Thread Routes: Chapter III features traditional dyeing, knitting, embroidery, block printing, wood engraving, and tattooing; the archaeological sites and the temporary dwellings belonging to nomadic communities in the state of Gujarat; as well as two landmarks in Indian architecture: the Queen’s Stepwell (Rani ki vav) and the Sun Temple, Modhera, near the city of Ahmedabad. The archaeological constructions from the 11th century (Chaulukya dynasty), seem to echo the patterns of fabrics through their ornaments and repeating stepwells, as if labour resonates.
With this film series Kimsooja demonstrates the hidden reality of the diverse forms of textile construction, and contextualizes the relationship between textile making and architecture practices along side the natural geographical forms. Similar and distinctive elements of visual phenomena are woven and merged together as equal visual and cultural vocabularies. They also illustrate the similarities and differences in this gender oriented activity in different performative weaving, spinning, and sewing cultures. By defining this link Kimsooja creates a dialogue that enriches the context of contemporary art and life.

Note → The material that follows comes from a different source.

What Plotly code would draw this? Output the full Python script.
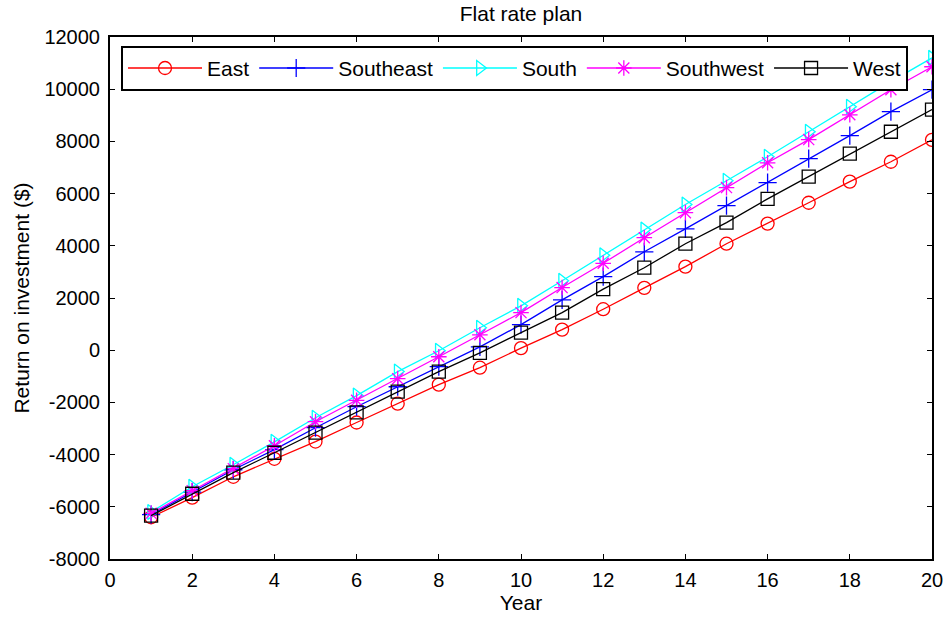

The painstaking labor of textile making coupled with the necessities of shelter, farming, and human relations, shows how our life and humanity is rooted in yin and yang, and its negative and positive energy that was the origin of Kimsooja’s perception, and creation of the world.
Taking this pure visual experience as a statement on how the artist gazes at the world, this poetic visual archaeology becomes a retrospective of her practice in the past that continues today.

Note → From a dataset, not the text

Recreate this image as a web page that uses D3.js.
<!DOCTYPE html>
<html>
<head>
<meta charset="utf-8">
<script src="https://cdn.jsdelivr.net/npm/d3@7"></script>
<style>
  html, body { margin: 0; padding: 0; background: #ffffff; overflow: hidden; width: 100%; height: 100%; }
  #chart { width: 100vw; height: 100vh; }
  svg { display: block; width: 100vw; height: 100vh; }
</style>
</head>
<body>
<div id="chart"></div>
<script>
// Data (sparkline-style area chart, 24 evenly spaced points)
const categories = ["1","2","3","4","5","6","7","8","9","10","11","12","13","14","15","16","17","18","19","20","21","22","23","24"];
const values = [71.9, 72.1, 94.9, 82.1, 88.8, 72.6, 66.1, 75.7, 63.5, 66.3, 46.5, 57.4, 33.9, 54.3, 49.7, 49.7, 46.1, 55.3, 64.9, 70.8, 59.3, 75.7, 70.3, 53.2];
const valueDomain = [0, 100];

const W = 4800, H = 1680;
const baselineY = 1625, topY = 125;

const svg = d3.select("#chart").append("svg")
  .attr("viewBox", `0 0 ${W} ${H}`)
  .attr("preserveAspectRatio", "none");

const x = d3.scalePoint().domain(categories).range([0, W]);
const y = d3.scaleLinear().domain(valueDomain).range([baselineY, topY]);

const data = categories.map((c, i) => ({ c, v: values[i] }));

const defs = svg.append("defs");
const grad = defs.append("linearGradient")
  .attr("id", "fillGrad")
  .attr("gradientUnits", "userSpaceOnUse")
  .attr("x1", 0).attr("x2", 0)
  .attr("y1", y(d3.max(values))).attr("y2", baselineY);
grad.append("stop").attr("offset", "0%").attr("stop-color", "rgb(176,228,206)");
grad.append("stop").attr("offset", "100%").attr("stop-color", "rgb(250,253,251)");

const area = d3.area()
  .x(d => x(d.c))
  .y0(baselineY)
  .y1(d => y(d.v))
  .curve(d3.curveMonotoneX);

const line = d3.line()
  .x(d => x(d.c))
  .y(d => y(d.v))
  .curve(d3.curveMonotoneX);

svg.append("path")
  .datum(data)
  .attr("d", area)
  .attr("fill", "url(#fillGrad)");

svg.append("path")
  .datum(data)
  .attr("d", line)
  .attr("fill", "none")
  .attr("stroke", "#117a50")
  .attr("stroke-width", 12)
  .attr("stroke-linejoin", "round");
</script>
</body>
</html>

Kimsooja considers the ‘Thread Routes’ series as a parallel performance to the needlework she has done since the early 1980’s, and its evolution into the ‘A Needle Woman’ performance series since 1999. This series took places from around the world as an encyclopaedia of a needle and a thread. While ‘A Needle Woman’ investigates the dimensions of the needle, Kimsooja contextualizes contemporary art through her multi-disciplinary practice through eyes of a needle and thread that weave humanity, nature and cosmology consistently and evolutionary throughout her more than thirty year career. ‘Thread Routes’ traces the formal and psychological threads encompassing the textile structures to that of the body and the world, and human desire to culture.
About the artist:
Kimsooja (b.1957, Daegu, South Korea) is a multidisciplinary conceptual artist whose work spans installation, sculpture, performance, and film. Her practice engages deeply with themes of migration, memory, and materiality, pushing the boundaries of textile and painting through the performative gestures of folding, wrapping, and spatial intervention. Her work explores the tension between presence and absence, movement and stillness. surface and depth-transcending disciplinary boundaries.

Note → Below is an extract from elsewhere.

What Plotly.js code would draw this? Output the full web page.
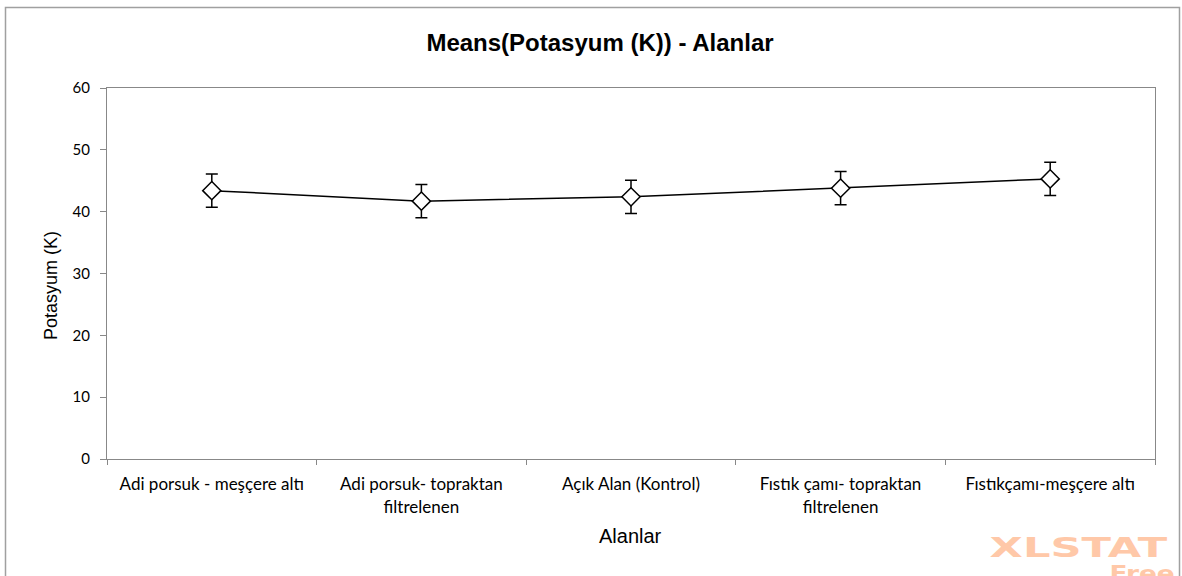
<!DOCTYPE html>
<html>
<head>
<meta charset="utf-8">
<script src="https://cdn.plot.ly/plotly-3.0.1.min.js"></script>
<style>html,body{margin:0;padding:0;background:#fff;}#chart{width:1182px;height:576px;}</style>
</head>
<body>
<div id="chart"></div>
<script>
const categories = [
  "Adi porsuk - meşçere altı",
  "Adi porsuk- topraktan<br>filtrelenen",
  "Açık Alan (Kontrol)",
  "Fıstık çamı- topraktan<br>filtrelenen",
  "Fıstıkçamı-meşçere altı"
];
const means = [43.4, 41.7, 42.4, 43.8, 45.3];
const errors = [2.7, 2.7, 2.7, 2.7, 2.7];
const yTicks = [0, 10, 20, 30, 40, 50, 60];

const L = 107, R = 27, T = 88, B = 117, W = 1182, H = 576;
const pw = W - L - R, ph = H - T - B;
const px = v => (v - L) / pw;
const py = v => (H - B - v) / ph;

const trace = {
  type: 'scatter',
  mode: 'lines+markers',
  x: categories,
  y: means,
  line: {color: '#000', width: 1.5},
  marker: {symbol: 'diamond', size: 14, color: '#fff', line: {color: '#000', width: 1.5}},
  error_y: {type: 'data', array: errors, visible: true, color: '#000', thickness: 1.5, width: 6},
  hoverinfo: 'none'
};

const layout = {
  width: W, height: H,
  margin: {l: L, r: R, t: T, b: B},
  paper_bgcolor: '#fff', plot_bgcolor: '#fff',
  showlegend: false,
  title: {text: '<b>Means(Potasyum (K)) - Alanlar</b>', xref: 'container', x: 600 / W, xanchor: 'center',
          yref: 'container', y: 1 - 43 / H, yanchor: 'middle',
          font: {family: 'Liberation Sans, Arial, sans-serif', size: 24, color: '#000'}},
  xaxis: {
    type: 'category', tickson: 'boundaries', ticks: 'outside', ticklen: 5, tickcolor: '#888',
    showline: true, linecolor: '#888', linewidth: 1, mirror: true, showgrid: false, zeroline: false,
    range: [-0.5, 4.5], ticklabelstandoff: 10,
    tickfont: {family: 'Lato, Open Sans, sans-serif', size: 17, color: '#000'}
  },
  yaxis: {
    range: [0, 60], tickvals: yTicks, ticks: 'outside', ticklen: 6, tickcolor: '#888',
    showline: true, linecolor: '#888', linewidth: 1, mirror: true, showgrid: false, zeroline: false,
    ticklabelstandoff: 7,
    tickfont: {family: 'Lato, Open Sans, sans-serif', size: 15, color: '#000'}
  },
  shapes: [
    {type: 'rect', xref: 'paper', yref: 'paper', x0: px(5.5), x1: px(1179.5), y0: py(7.5), y1: py(590),
     line: {color: '#a0a0a0', width: 1.5}, fillcolor: 'rgba(0,0,0,0)', layer: 'below'}
  ],
  annotations: [
    {text: 'Potasyum (K)', xref: 'paper', yref: 'paper', x: px(51), y: py(286), textangle: -90,
     xanchor: 'center', yanchor: 'middle', showarrow: false,
     font: {family: 'Liberation Sans, Arial, sans-serif', size: 18, color: '#000'}},
    {text: 'Alanlar', xref: 'paper', yref: 'paper', x: px(630), y: py(536),
     xanchor: 'center', yanchor: 'middle', showarrow: false,
     font: {family: 'Liberation Sans, Arial, sans-serif', size: 20, color: '#000'}},
    {text: '<b>XLSTAT</b>', xref: 'paper', yref: 'paper', x: px(1079), y: py(547), xanchor: 'center', yanchor: 'middle',
     showarrow: false, font: {family: 'DejaVu Sans, sans-serif', size: 27, color: '#ffc8a8'}},
    {text: '<b>Free</b>', xref: 'paper', yref: 'paper', x: px(1142), y: py(573), xanchor: 'center', yanchor: 'middle',
     showarrow: false, font: {family: 'DejaVu Sans, sans-serif', size: 22, color: '#ffc8a8'}}
  ]
};

Plotly.newPlot('chart', [trace], layout, {staticPlot: true, displayModeBar: false}).then(function () {
  const texts = document.querySelectorAll('.annotation-text');
  texts.forEach(function (t) {
    const s = t.textContent;
    let k = 0;
    if (s === 'XLSTAT') k = 1.6;
    if (s === 'Free') k = 1.2;
    if (k) {
      t.style.transformBox = 'fill-box';
      t.style.transformOrigin = 'center';
      t.style.transform = 'scaleX(' + k + ')';
    }
  });
});
</script>
</body>
</html>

Kimsooja studied in Seoul (1980-84) and Paris (1984-85). Her works have been exhibited in numerous solo shows at renowned international museums, including MoMA PS1 in New York(2001), Museo Reina Sofia in Madrid (2006), Musée d'Art Moderne Saint-Étienne and Miami Art Museum (both in 2012), Vancouver Art Gallery (2013), Guggenheim Museum Bilbao(2015), Centre Pompidou-Metz (2015,2022), MMCA Seoul (2010, 2016), CAC Málaga(2016), Kunstmuseum Liechtenstein (2017), Wanàs Konst Sculpture Park in Sweden (2020), Leeum Samsung Art Museum in Seoul (2021), Frederiksberg Museum in Copenhagen(2022),and Bourse de Commerce, Fukuoka Asian Art Museum, Museum De Lakenhal in Leiden (all in 2024),and Oude Kerk in Amsterdam(2025).